The picture shows a cyclic quadrilateral ABCD, with four chords, CD (c), AD (d), BC (b) and AB (a). Angle CAD=CBD=W, ABD=ACD=X, CDB=CAB=Y, and ADB=ACB=Z (angles in the same segment, subtended by the same chord, are equal).
The diagonals AC and BD are respectively labelled f and e.
Also, for general angle x, sin(x)=sin(180-x).
W+X+Y+Z=180; let P=sin(W+Y)=sin(X+Z), let Q=sin(Y+Z)=sin(X+W).

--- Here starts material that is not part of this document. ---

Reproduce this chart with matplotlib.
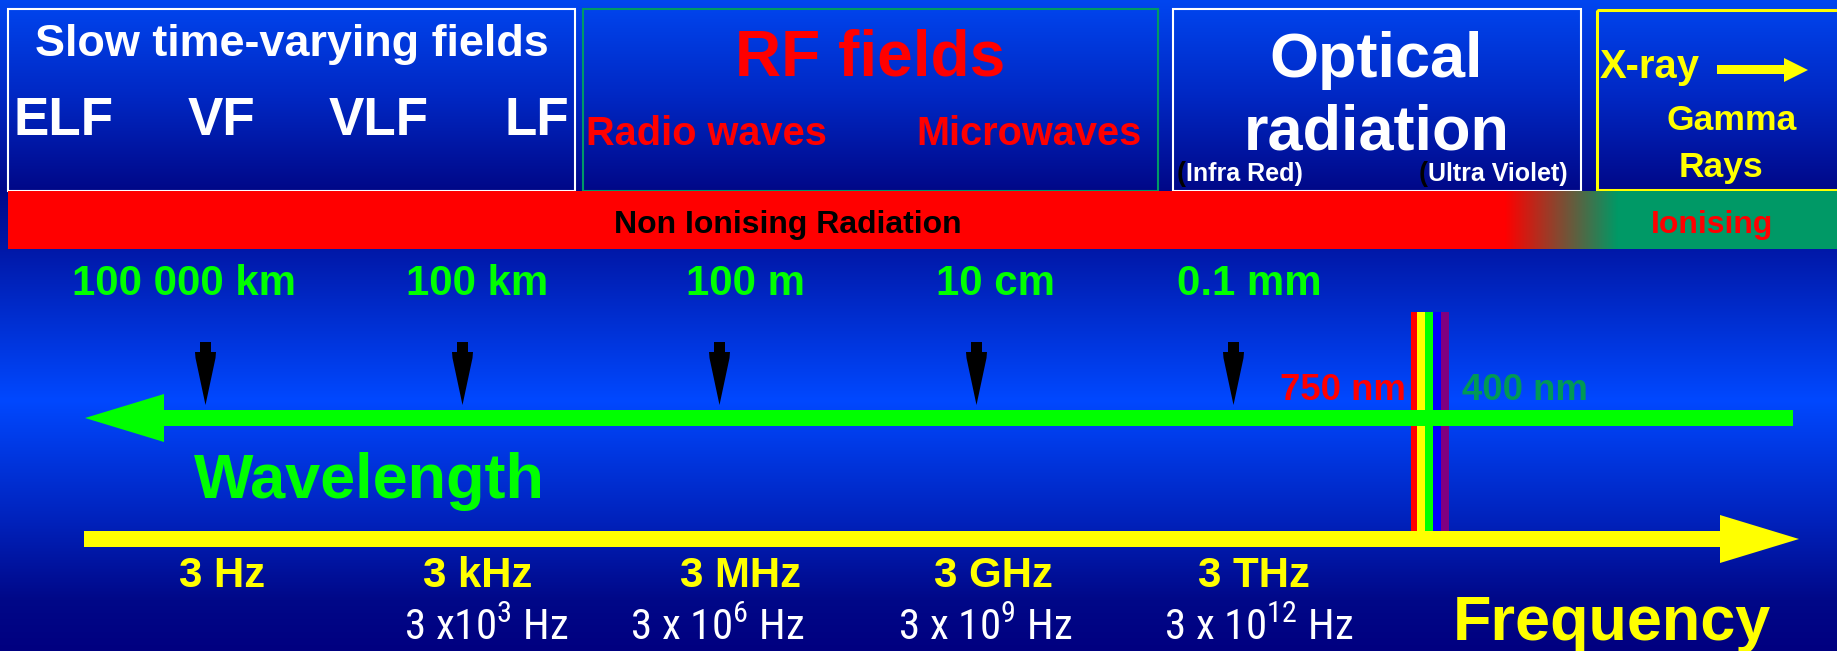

By the sine rule, f/sin(X+W)=b/sinY, so f=bsin(X+W)/sinY=bQ/sinY=dsin(Y+Z)/sinX=dQ/sinX.
Similarly, e=bsin(X+Z)/sinY=bP/sinY=dsin(W+Y)/sinX=dP/sinX.
Therefore, f/e=(dQ/sinX)/(dP/sinX)=Q/P.
Area of a triangle=½(product of two sides)(sine of the angle between them):
Area of ∆ABD=½adsin(W+Y); area of ∆ABC=½absin(W+X);
area of ∆BCD=½bcsin(X+Z); area of ∆ACD=½cdsin(Y+Z).
Area ∆ABD+∆BCD=½adsin(W+Y)+½bcsin(X+Z)=½(ad+bc)P because sin(X+Z)=sin(W+Y)=P.
Area ∆ABC+∆ACD=½absin(W+X)+½cdsin(Y+Z)=½(ab+cd)Q.
But Q/P=f/e, so Q=Pf/e.
Area of ABCD=area of ∆ABD+∆BCD=area of ∆ABC+∆ACD.
So, ½(ad+bc)P=½(ab+cd)Q=½(ab+cd)Pf/e.
Therefore, f(ab+cd)=e(ad+bc) or AC(AB.BC+CD.DA)=BD(AB.AD+BC.CD) QED.